Many of you purchased a pre-built WHS setup, but some of you installed WHS on your own hardware. As you discovered, you need at least an 80GB hard drive, which might seem quite large for a “minimum” requirement at first . After all, Windows Server 2003 (the server software that WHS uses) takes only a few gigabytes of space. However, after you start to save files to your WHS system, you’ll soon understand why Microsoft made the minimum requirement so large. You’ll also need a large hard drive to store your daily backups of your home computers: WHS writes the backup data to the hard drive instead of a tape drive. Hard drives are much faster than tape and require a lot less work and configuration.

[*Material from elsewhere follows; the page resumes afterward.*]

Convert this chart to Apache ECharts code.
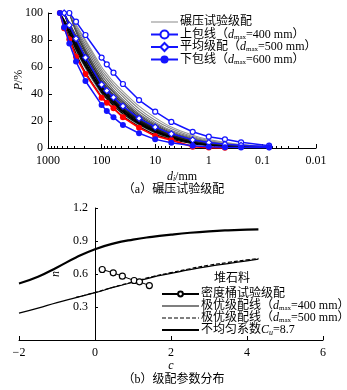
<!DOCTYPE html>
<html>
<head>
<meta charset="utf-8">
<script src="https://cdn.jsdelivr.net/npm/echarts@6/dist/echarts.min.js"></script>
<style>
  html, body { margin: 0; padding: 0; background: #fff; }
  #chart { width: 347px; height: 390px; }
</style>
</head>
<body>
<div id="chart"></div>
<script>
// ---------- (a) rolled-compaction gradings ----------
// sieve sizes (mm) shared by every grading curve
const sieveSizes = [600, 500, 400, 300, 200, 100, 80, 60, 40, 20, 10, 5, 2, 1, 0.5, 0.25, 0.075];

// percent passing of each rolled test (null above the test's dmax)
const rolledTests = [
  [100, 92, 84, 72, 59, 40, 36, 31, 25, 17, 11, 7, 3.5, 2, 1.2, 0.7, 0.2],
  [100, 93, 85, 74, 61, 42, 37.5, 32.5, 26.5, 18, 12, 7.8, 4, 2.4, 1.5, 0.9, 0.3],
  [100, 94, 86.5, 76, 63, 44, 39.5, 34.5, 28, 19.5, 13, 8.5, 4.5, 2.8, 1.8, 1.1, 0.4],
  [null, 100, 90, 79, 66, 46, 41.5, 36, 29.5, 20.5, 14, 9.2, 5, 3.1, 2, 1.2, 0.5],
  [null, 100, 91, 80.5, 68, 48, 43, 37.5, 31, 21.5, 14.8, 9.8, 5.4, 3.4, 2.2, 1.3, 0.5],
  [100, 95, 88, 78, 65, 45, 40.5, 35, 28.5, 19.8, 13.5, 9, 5, 3, 1.9, 1.1, 0.4],
  [null, 100, 92, 82, 70, 50, 45, 39.5, 33, 23, 16, 10.6, 6, 3.8, 2.5, 1.5, 0.6],
  [null, 100, 93, 83.5, 72, 52, 47, 41.5, 34.5, 24.5, 17, 11.5, 6.6, 4.2, 2.8, 1.7, 0.7],
  [null, null, 100, 88, 75, 54, 49, 43, 36, 25.5, 18, 12.3, 7.2, 4.6, 3, 1.9, 0.8],
  [null, null, 100, 89, 77, 56, 51, 45, 38, 27, 19, 13, 7.8, 5, 3.3, 2.1, 0.9],
  [null, null, 100, 90.5, 79, 58, 53, 47, 40, 29, 20.5, 14.2, 8.5, 5.5, 3.7, 2.3, 1],
  [100, 91, 82, 70, 56, 38, 34, 29.5, 23.5, 16, 10, 6.5, 3.2, 1.8, 1, 0.6, 0.2],
  [100, 92.5, 84.5, 73, 60, 41, 36.5, 31.5, 25.5, 17.5, 11.5, 7.5, 3.8, 2.2, 1.4, 0.8, 0.3],
  [null, 100, 89, 77, 63.5, 43, 38.5, 33.5, 27, 18.5, 12.5, 8.2, 4.3, 2.6, 1.6, 1, 0.3],
  [null, 100, 90.5, 79, 65.5, 45.5, 40.5, 35.5, 29, 20, 13.5, 8.8, 4.8, 2.9, 1.8, 1.1, 0.4],
  [null, null, 100, 86, 71, 49, 44, 38.5, 31.5, 22, 15, 10, 5.6, 3.5, 2.3, 1.4, 0.5],
  [null, null, 100, 87, 73, 51.5, 46.5, 41, 34, 24, 16.5, 11, 6.3, 4, 2.6, 1.6, 0.6],
  [null, null, 100, 91.5, 80, 60, 55, 49, 42, 31, 22.5, 15.5, 9.5, 6.2, 4.2, 2.6, 1.2],
  [100, 93, 86, 75, 62, 43, 38.5, 33.5, 27, 18.5, 12.5, 8.2, 4.2, 2.5, 1.6, 1, 0.3],
  [null, 100, 91, 80, 67, 47, 42, 37, 30.5, 21, 14.5, 9.5, 5.2, 3.2, 2.1, 1.3, 0.5]
];
const rolledColors = ['#8a8a8a', '#000', '#000', '#111', '#222', '#000', '#333', '#444', '#666', '#777', '#888',
  '#000', '#000', '#000', '#111', '#333', '#555', '#999', '#000', '#222'];

const upperEnvelope  = [null, null, 100, 93.6, 83.7, 67, 62, 55.8, 47.4, 35.5, 26.9, 19.3, 12, 8.4, 6.4, 4.2, 1.7];
const averageGrading = [null, 100, 91, 81, 67, 47, 42.5, 37.5, 31, 22, 15.5, 10.5, 6, 4, 2.8, 2, 1];
const lowerEnvelope  = [100, 89.4, 77.5, 64, 49.6, 31.9, 27.4, 22.7, 17, 10.9, 6.4, 3.9, 1.7, 1, 0.5, 0.4, 0.3];
const markedTest     = [100, 88.7, 80.5, 67.6, 54.8, 37.3, 33.6, 29.4, 22.7, 15, 8.9, 5.9, 1, 0.3, 0.2, null, null];

// ---------- (b) gradation parameters n vs c ----------
const cuLineC = [-2, -1.5, -1, -0.5, 0, 0.5, 1, 1.5, 2, 2.5, 3, 3.5, 4, 4.3];
const cuLineN = [0.514, 0.575, 0.66, 0.75, 0.825, 0.878, 0.913, 0.938, 0.958, 0.975, 0.988, 0.997, 1.003, 1.006];
const opt400C = [-2, -1.5, -1, -0.5, 0, 0.5, 1, 1.5, 2, 2.5, 3, 3.5, 4, 4.3];
const opt400N = [0.244, 0.29, 0.34, 0.385, 0.43, 0.48, 0.525, 0.57, 0.605, 0.64, 0.67, 0.695, 0.72, 0.735];
const opt500C = [-0.5, 0, 0.5, 1, 1.5, 2, 2.5, 3, 3.5, 4, 4.3];
const opt500N = [0.387, 0.432, 0.482, 0.528, 0.575, 0.612, 0.648, 0.68, 0.705, 0.728, 0.742];
const bucketC = [0.19, 0.48, 0.72, 1.03, 1.17, 1.43];
const bucketN = [0.641, 0.611, 0.58, 0.541, 0.529, 0.495];

const FONT = '"Liberation Serif", "Noto Sans CJK SC", serif';
const BLUE = '#1414ff';

const toPairs = vals => sieveSizes.map((d, i) => vals[i] == null ? null : [d, vals[i]]).filter(Boolean);
const zip = (xs, ys) => xs.map((x, i) => [x, ys[i]]);

// legend icon: horizontal stroke (optionally dashed) inside a w x h box
function strokeIcon(w, h, t, dash) {
  const y0 = h / 2 - t / 2, y1 = h / 2 + t / 2;
  let p = 'path://M0,0L0.01,0L0,0.01Z';
  if (dash) {
    for (let x = 0; x < w; x += dash[0] + dash[1]) {
      const x1 = Math.min(w, x + dash[0]);
      p += `M${x},${y0}L${x1},${y0}L${x1},${y1}L${x},${y1}Z`;
    }
  } else {
    p += `M0,${y0}L${w},${y0}L${w},${y1}L0,${y1}Z`;
  }
  p += `M${w},${h}L${w - 0.01},${h}L${w},${h - 0.01}Z`;
  return p;
}

const richText = {
  i: { fontStyle: 'italic', fontSize: 12, fontFamily: FONT, color: '#000' },
  sub: { fontSize: 7, fontFamily: FONT, color: '#000', verticalAlign: 'bottom', padding: [4, 0, 0, 0] },
  isub: { fontSize: 8, fontStyle: 'italic', fontFamily: FONT, color: '#000', padding: [5, 0, 0, 0] },
  n: { fontSize: 12, fontFamily: FONT, color: '#000' }
};

const legendA = {
  '碾压试验级配': '碾压试验级配',
  '上包线': '上包线（{i|d}{sub|max}=400 mm）',
  '平均级配': '平均级配（{i|d}{sub|max}=500 mm）',
  '下包线': '下包线（{i|d}{sub|max}=600 mm）'
};
const legendB = {
  '密度桶试验级配': '密度桶试验级配',
  '极优400': '极优级配线（{i|d}{sub|max}=400 mm）',
  '极优500': '极优级配线（{i|d}{sub|max}=500 mm）',
  'Cu': '不均匀系数{i|C}{isub|u}=8.7'
};

const series = [];
rolledTests.forEach((vals, k) => {
  series.push({
    name: '碾压试验级配', type: 'line', xAxisIndex: 0, yAxisIndex: 0,
    data: toPairs(vals), symbol: 'none', showSymbol: false, smooth: 0.35,
    lineStyle: { color: rolledColors[k], width: 1.1 }, itemStyle: { color: rolledColors[k] },
    z: 2
  });
});
series.push({
  name: 'marked', type: 'line', xAxisIndex: 0, yAxisIndex: 0, data: toPairs(markedTest),
  symbol: 'circle', symbolSize: 6, lineStyle: { color: '#ff0000', width: 1.8 },
  itemStyle: { color: '#ff0000' }, z: 4
});
series.push({
  name: '上包线', type: 'line', xAxisIndex: 0, yAxisIndex: 0, data: toPairs(upperEnvelope),
  symbol: 'circle', symbolSize: 5, showAllSymbol: true,
  lineStyle: { color: BLUE, width: 1.5 },
  itemStyle: { color: '#fff', borderColor: BLUE, borderWidth: 1.2 }, z: 5
});
series.push({
  name: '平均级配', type: 'line', xAxisIndex: 0, yAxisIndex: 0, data: toPairs(averageGrading),
  symbol: 'diamond', symbolSize: 6, showAllSymbol: true,
  lineStyle: { color: BLUE, width: 1.5 },
  itemStyle: { color: '#fff', borderColor: BLUE, borderWidth: 1.2 }, z: 5
});
series.push({
  name: '下包线', type: 'line', xAxisIndex: 0, yAxisIndex: 0, data: toPairs(lowerEnvelope),
  symbol: 'circle', symbolSize: 6, showAllSymbol: true,
  lineStyle: { color: BLUE, width: 1.5 },
  itemStyle: { color: BLUE }, z: 5
});

// (b) series
series.push({
  name: 'Cu', type: 'line', xAxisIndex: 1, yAxisIndex: 1, data: zip(cuLineC, cuLineN),
  symbol: 'none', showSymbol: false, smooth: true, lineStyle: { color: '#000', width: 2.2 }, itemStyle: { color: '#000' }
});
series.push({
  name: '极优400', type: 'line', xAxisIndex: 1, yAxisIndex: 1, data: zip(opt400C, opt400N),
  symbol: 'none', showSymbol: false, smooth: true, lineStyle: { color: '#000', width: 1.2 }, itemStyle: { color: '#000' }
});
series.push({
  name: '极优500', type: 'line', xAxisIndex: 1, yAxisIndex: 1, data: zip(opt500C, opt500N),
  symbol: 'none', showSymbol: false, smooth: true, lineStyle: { color: '#000', width: 1.2, type: [4, 2] }, itemStyle: { color: '#000' }
});
series.push({
  name: '密度桶试验级配', type: 'line', xAxisIndex: 1, yAxisIndex: 1, data: zip(bucketC, bucketN),
  symbol: 'circle', symbolSize: 6, lineStyle: { color: '#000', width: 1 },
  itemStyle: { color: '#fff', borderColor: '#000', borderWidth: 1.2 }, z: 5
});

const axisText = { fontFamily: FONT, fontSize: 12, color: '#000' };

const option = {
  animation: false,
  backgroundColor: '#fff',
  grid: [
    { left: 48, right: 31, top: 13, height: 135, outerBoundsMode: 'none', containLabel: false },
    { left: 19, right: 24, top: 208, height: 132, outerBoundsMode: 'none', containLabel: false },
    // y axis of (b) sits at c = 0
    { left: 95, right: 24, top: 208, height: 132, outerBoundsMode: 'none', containLabel: false }
  ],
  xAxis: [
    {
      gridIndex: 0, type: 'log', logBase: 10, min: 0.01, max: 1000, inverse: true,
      axisLine: { lineStyle: { color: '#000', width: 1 } },
      axisTick: { inside: true, length: 4, lineStyle: { color: '#000' } },
      minorTick: { show: true, splitNumber: 8, length: 2, lineStyle: { color: '#000' } },
      splitLine: { show: false },
      axisLabel: Object.assign({ margin: 7, formatter: v => String(Number(Number(v).toPrecision(6))) }, axisText),
      name: '{i|d}{isub|i}/mm', nameLocation: 'middle', nameGap: 22,
      nameTextStyle: Object.assign({ rich: richText }, axisText)
    },
    {
      gridIndex: 1, type: 'value', min: -2, max: 6, interval: 2,
      axisLine: { onZero: false, lineStyle: { color: '#000', width: 1 } },
      axisTick: { inside: true, length: 4, lineStyle: { color: '#000' } },
      splitLine: { show: false },
      axisLabel: Object.assign({ margin: 7, formatter: v => String(v).replace('-', '−') }, axisText),
      name: '{i|c}', nameLocation: 'middle', nameGap: 19,
      nameTextStyle: Object.assign({ rich: richText }, axisText)
    },
    { gridIndex: 2, type: 'value', min: 0, max: 6, show: false }
  ],
  yAxis: [
    {
      gridIndex: 0, type: 'value', min: 0, max: 100, interval: 20,
      axisLine: { show: true, lineStyle: { color: '#000', width: 1 } },
      axisTick: { show: true, inside: true, length: 4, lineStyle: { color: '#000' } },
      splitLine: { show: false },
      axisLabel: Object.assign({ margin: 5 }, axisText)
    },
    { gridIndex: 1, type: 'value', min: 0, max: 1.2, interval: 0.3, show: false },
    {
      gridIndex: 2, type: 'value', min: 0, max: 1.2, interval: 0.3,
      axisLine: { show: true, lineStyle: { color: '#000', width: 1 } },
      axisTick: { show: true, inside: true, length: 3, lineStyle: { color: '#000' } },
      splitLine: { show: false },
      axisLabel: Object.assign({ margin: 7, formatter: v => v === 0 ? '' : v.toFixed(1) }, axisText),
      name: '{i|n}', nameLocation: 'middle', nameGap: 24, nameRotate: 90,
      nameTextStyle: Object.assign({ rich: richText }, axisText)
    }
  ],
  legend: [
    {
      data: [
        { name: '碾压试验级配', icon: strokeIcon(27, 10, 1.2) },
        '上包线', '平均级配', '下包线'
      ],
      orient: 'vertical', left: 145, top: 11, itemWidth: 27, itemHeight: 10, itemGap: 0.5,
      selectedMode: false,
      formatter: name => legendA[name],
      textStyle: Object.assign({ rich: richText, padding: [0, 0, 0, -3] }, axisText)
    },
    {
      data: [
        '密度桶试验级配',
        { name: '极优400', icon: strokeIcon(37, 6, 1.2) },
        { name: '极优500', icon: strokeIcon(37, 6, 1.2, [4, 2]) },
        { name: 'Cu', icon: strokeIcon(37, 6, 2.2) }
      ],
      orient: 'vertical', left: 156, top: 283, itemWidth: 37, itemHeight: 6, itemGap: 0,
      selectedMode: false,
      formatter: name => legendB[name],
      textStyle: Object.assign({ rich: richText, padding: [0, 0, 0, -3] }, axisText)
    }
  ],
  graphic: [
    // y-axis title of (a)
    { type: 'text', x: 19, y: 80, rotation: Math.PI / 2,
      style: { text: '{i|P}{n|/%}', rich: richText, font: '12px ' + FONT, fill: '#000', align: 'center', verticalAlign: 'middle' } },
    { type: 'text', left: 'center', top: 184, style: { text: '（a）碾压试验级配', font: '12px ' + FONT, fill: '#000' } },
    { type: 'text', left: 'center', top: 374, style: { text: '（b）级配参数分布', font: '12px ' + FONT, fill: '#000' } },
    { type: 'text', x: 232, y: 279, style: { text: '堆石料', font: '12px ' + FONT, fill: '#000', align: 'center', verticalAlign: 'middle' } }
  ],
  series: series
};

const chart = echarts.init(document.getElementById('chart'), null, { renderer: 'canvas' });
chart.setOption(option);
</script>
</body>
</html>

If you’ve ever installed and configured a corporate backup system, you know how difficult it can be. WHS takes the complexity out of the backup process and configures it for you automatically. When the WHS client is installed onto a PC, the system takes care of the entire backup setup. If you’re a power user and want to dig into the details and perhaps change how WHS backs up your system, those options are available as well.
The only necessity is that you leave your computer on all the time. Microsoft also recommends that the first backup occur over a wired network connection. Once the initial backup is complete, subsequent backups can occur over a wireless connection. The reason is that the first backup backs up everything on your hard drive. After that, the system backs up only the files that have changed. Also, note that laptops should be connected to AC power. According to Microsoft, “A battery-powered computer cannot start an automatic backup.” This advice probably protects you from incomplete backups due to a battery dying halfway through the process.
What Happens Each Night
WHS automatically creates a maintenance window from midnight to 6am. The system backs up all PCs one at a time, one after the other. If Windows Updates are available, WHS installs them and the server reboots if the patch requires it. “Backup Cleanup” runs every Sunday. By default, WHS keeps the monthly backup for three months, the weekly backup for three weeks, and the daily backup for three days. These default settings should be OK for most people. However, if you’re an early riser and have only a few PCs to back up, you might choose to change the backup window from midnight to 4am.
Just as configuring a backup solution can be wrought with complexities that the average user doesn’t want to deal with, restoring files can be just as intimidating. WHS makes restores easy by presenting the user with a Windows Explorer-like interface for restoring files. Accessing your deleted files as easy as drag-and-drop.
Even if your computer’s hard drive crashes completely, WHS can have you back up and running in minutes. Simply install a new hard drive, boot the computer using the WHS Restore CD, and let the wizard guide you through the process.
WHS even backs up the drivers for your computer’s hardware. This feature is extremely useful when you’re restoring a computer that has a network or hard drive controller that isn’t natively supported by Windows. The drivers are stored in a folder called Windows Home Server Drivers for Restore. Never before has it been so easy to gather the files you need to restore or reinstall Windows.
Most of the people I know do a poor job of backing up their home computers. Those who do take the time to back up wish they did it more often. With WHS, you never have to worry again.